I want to prove that all Bayes' solutions (those of maximum expected utility) are admissible, meaning that there's no other decision that dominates it.
By definition, a decision $d_a$ dominates $d_b$ if
(i) for all uncertain events, $d_b$ is not prefered by $d_a$
and
(ii) there exists an uncertain event where $d_a$ is strictly prefered to $d_b$.
Let's suppose that we have a finite number of decisions $d_1,...,d_n$ and that each decision has a finite number of consecuences.

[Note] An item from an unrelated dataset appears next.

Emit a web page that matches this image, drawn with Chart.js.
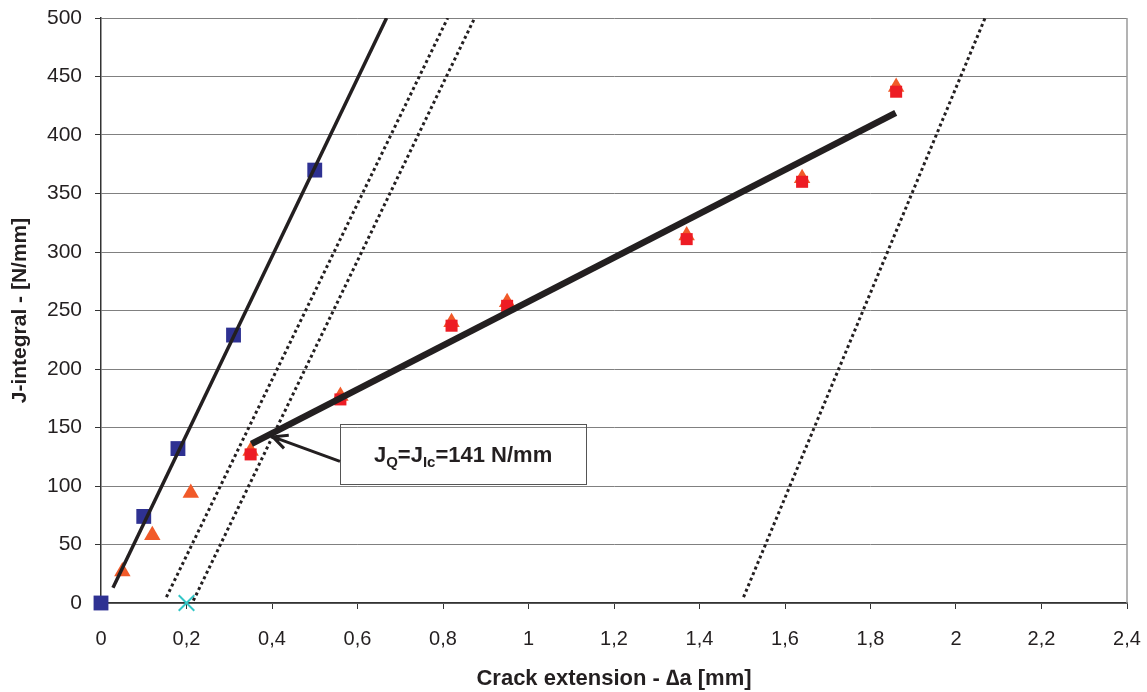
<!DOCTYPE html>
<html>
<head>
<meta charset="utf-8">
<script src="https://cdn.jsdelivr.net/npm/chart.js@4.4.1/dist/chart.umd.min.js"></script>
<style>
  body { margin: 0; background: #fff; }
</style>
</head>
<body>
<canvas id="myChart" width="1147" height="692"></canvas>
<script>
/* values */
const blueX = [0, 0.1, 0.18, 0.31, 0.5];
const blueY = [0, 74, 132, 229, 370];
const triX = [0.05, 0.12, 0.21, 0.35, 0.56, 0.82, 0.95, 1.37, 1.64, 1.86];
const triY = [27, 58, 94, 130, 177, 240, 257, 314, 363, 441];
const redX = [0.35, 0.56, 0.82, 0.95, 1.37, 1.64, 1.86];
const redY = [127, 174, 237, 254, 311, 360, 437];
const startX = [0.2];
const startY = [0];

// straight lines, two end points each
const bluntX = [0.028, 0.668];
const bluntY = [13, 500];
const excl1X = [0.153, 0.811];
const excl1Y = [5, 500];
const excl2X = [0.216, 0.874];
const excl2Y = [2, 500];
const excl3X = [1.503, 2.068];
const excl3Y = [5, 500];
const fitX = [0.352, 1.859];
const fitY = [136, 419];

// note: J_Q = J_Ic
const noteValue = 141;
const noteTip = [0.402, 142];
const noteBoxX = [0.559, 1.135];
const noteBoxY = [101.5, 153];

function pts(xs, ys) {
  return xs.map((v, i) => ({ x: v, y: ys[i] }));
}

function lineSet(xs, ys, width, dash) {
  return {
    data: pts(xs, ys),
    showLine: true,
    borderColor: '#231f20',
    borderWidth: width,
    borderDash: dash,
    pointRadius: 0,
    order: 0
  };
}

const notePlugin = {
  id: 'note',
  afterDatasetsDraw(chart) {
    const ctx = chart.ctx;
    const area = chart.chartArea;
    const x = chart.scales.x;
    const y = chart.scales.y;
    ctx.save();

    // right frame line
    ctx.strokeStyle = '#9a9a9a';
    ctx.lineWidth = 1.5;
    ctx.beginPath();
    ctx.moveTo(area.right, area.top);
    ctx.lineTo(area.right, area.bottom);
    ctx.stroke();

    // box
    const bx0 = x.getPixelForValue(noteBoxX[0]);
    const bx1 = x.getPixelForValue(noteBoxX[1]);
    const by0 = y.getPixelForValue(noteBoxY[1]);
    const by1 = y.getPixelForValue(noteBoxY[0]);
    ctx.strokeStyle = '#555';
    ctx.lineWidth = 1;
    ctx.strokeRect(Math.round(bx0) + 0.5, Math.round(by0) + 0.5, Math.round(bx1 - bx0), Math.round(by1 - by0));

    // arrow
    const tx = x.getPixelForValue(noteTip[0]);
    const ty = y.getPixelForValue(noteTip[1]);
    const sx = bx0;
    const sy = by0 + (by1 - by0) * 0.62;
    ctx.strokeStyle = '#231f20';
    ctx.lineWidth = 3;
    ctx.beginPath();
    ctx.moveTo(sx, sy);
    ctx.lineTo(tx, ty);
    const ang = Math.atan2(ty - sy, tx - sx);
    const len = 16;
    ctx.moveTo(tx - len * Math.cos(ang - 0.45), ty - len * Math.sin(ang - 0.45));
    ctx.lineTo(tx, ty);
    ctx.lineTo(tx - len * Math.cos(ang + 0.45), ty - len * Math.sin(ang + 0.45));
    ctx.stroke();

    // text with subscripts
    const big = 'bold 22px "Liberation Sans", Arial, sans-serif';
    const small = 'bold 15px "Liberation Sans", Arial, sans-serif';
    const parts = [
      ['J', big, 0], ['Q', small, 5], ['=J', big, 0], ['Ic', small, 5], ['=' + noteValue + ' N/mm', big, 0]
    ];
    let total = 0;
    parts.forEach(p => { ctx.font = p[1]; total += ctx.measureText(p[0]).width; });
    let cx = (bx0 + bx1) / 2 - total / 2;
    const base = (by0 + by1) / 2 + 8;
    ctx.fillStyle = '#231f20';
    ctx.textBaseline = 'alphabetic';
    ctx.textAlign = 'left';
    parts.forEach(p => {
      ctx.font = p[1];
      ctx.fillText(p[0], cx, base + p[2]);
      cx += ctx.measureText(p[0]).width;
    });
    ctx.restore();
  }
};

const ctx = document.getElementById('myChart');
var config = {
  type: 'scatter',
  data: {
    datasets: [
      lineSet(fitX, fitY, 6.5, []),
      lineSet(bluntX, bluntY, 3.5, []),
      lineSet(excl1X, excl1Y, 3, [3, 3]),
      lineSet(excl2X, excl2Y, 3, [3, 3]),
      lineSet(excl3X, excl3Y, 3, [3, 3]),
      {
        data: pts(startX, startY),
        pointStyle: 'crossRot',
        pointRadius: 11,
        borderWidth: 2,
        borderColor: '#33c6c6',
        clip: false,
        order: 1
      },
      {
        data: pts(redX, redY),
        pointStyle: 'rect',
        pointRadius: 8.5,
        backgroundColor: '#ed1c24',
        borderColor: '#ed1c24',
        borderWidth: 0,
        order: 2
      },
      {
        data: pts(triX, triY),
        pointStyle: 'triangle',
        pointRadius: 9.5,
        backgroundColor: '#f15a29',
        borderColor: '#f15a29',
        borderWidth: 0,
        order: 3
      },
      {
        data: pts(blueX, blueY),
        pointStyle: 'rect',
        pointRadius: 10.5,
        backgroundColor: '#2e3192',
        borderColor: '#2e3192',
        borderWidth: 0,
        clip: false,
        order: 4
      }
    ]
  },
  options: {
    responsive: false,
    animation: false,
    layout: { padding: { top: 18, right: 20, left: 0, bottom: 0 } },
    plugins: {
      legend: { display: false },
      tooltip: { enabled: false }
    },
    scales: {
      x: {
        type: 'linear',
        min: 0,
        max: 2.4,
        afterFit: (s) => { s.height = 89; s.paddingLeft = 0; s.paddingRight = 0; },
        border: { color: '#333', width: 1.5 },
        grid: { drawOnChartArea: false, drawTicks: true, tickLength: 6, tickColor: '#333' },
        ticks: {
          stepSize: 0.2,
          padding: 18,
          color: '#231f20',
          font: { family: '"Liberation Sans", Arial, sans-serif', size: 20 },
          callback: (v) => String(Math.round(v * 10) / 10).replace('.', ',')
        },
        title: {
          display: true,
          text: 'Crack extension - \u2206a [mm]',
          color: '#231f20',
          padding: { top: 0, bottom: 0 },
          font: { family: '"Liberation Sans", Arial, sans-serif', size: 22, weight: 'bold' }
        }
      },
      y: {
        min: 0,
        max: 500,
        afterFit: (s) => { s.width = 101; s.paddingTop = 0; s.paddingBottom = 0; },
        border: { color: '#333', width: 1.5 },
        grid: { color: '#808080', lineWidth: 1, tickLength: 6, tickColor: '#333' },
        ticks: {
          stepSize: 50,
          padding: 13,
          color: '#231f20',
          font: { family: '"Liberation Sans", Arial, sans-serif', size: 21 }
        },
        title: {
          display: true,
          text: 'J-integral - [N/mm]',
          color: '#231f20',
          padding: { top: 8, bottom: 0 },
          font: { family: '"Liberation Sans", Arial, sans-serif', size: 21, weight: 'bold' }
        }
      }
    }
  },
  plugins: [notePlugin]
};

var myChart = new Chart(ctx, config);
</script>
</body>
</html>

Suppose first that each decision has the same uncertain events (each has a strictly positive probability of ocurrance). Let's say that Bayes' solution is $d_k$. Then
$$\sum_{i=1}^n \mathbb{P}(E_{ji})u(c_{ji})<\sum_{i=1}^n \mathbb{P}(E_{ki})u(c_{ki}).$$
We can drop the second index of $E_{ji}$ since all decisions have the same uncertain events, so $E_{ji}=E_j$
Suppose that $d_k$ is dominated by $d_j$. So
(i) for all uncertain events, $d_k$ is not prefered to $d_j$, so $u(c_{ki})\leq u(c_{ji})$ and
(ii) there exists an uncertain event, say $E_h$, such that $u(c_{kh})< u(c_{jh})$
Therefore,
$$\mathbb{P}(E_i)u(c_{ki})\leq \mathbb{P}(E_i)u(c_{ji})$$ and
$$\mathbb{P}(E_h)u(c_{kh})< \mathbb{P}(E_h)u(c_{jh})$$
so
$\sum_{i=1}^n \mathbb{P}(E_{ki})u(c_{ki})<\sum_{i=1}^n \mathbb{P}(E_{ji})u(c_{ji})$. But this is not possible, since $d_k$ is a Bayes' solution.
The problem that I have is the case where the decisions don't have the same number of uncertain events, because in that case we can't drop the second index and must consider $E_{ji}$.
How could I prove that all Bayes' solutions are admissable solutions in that case?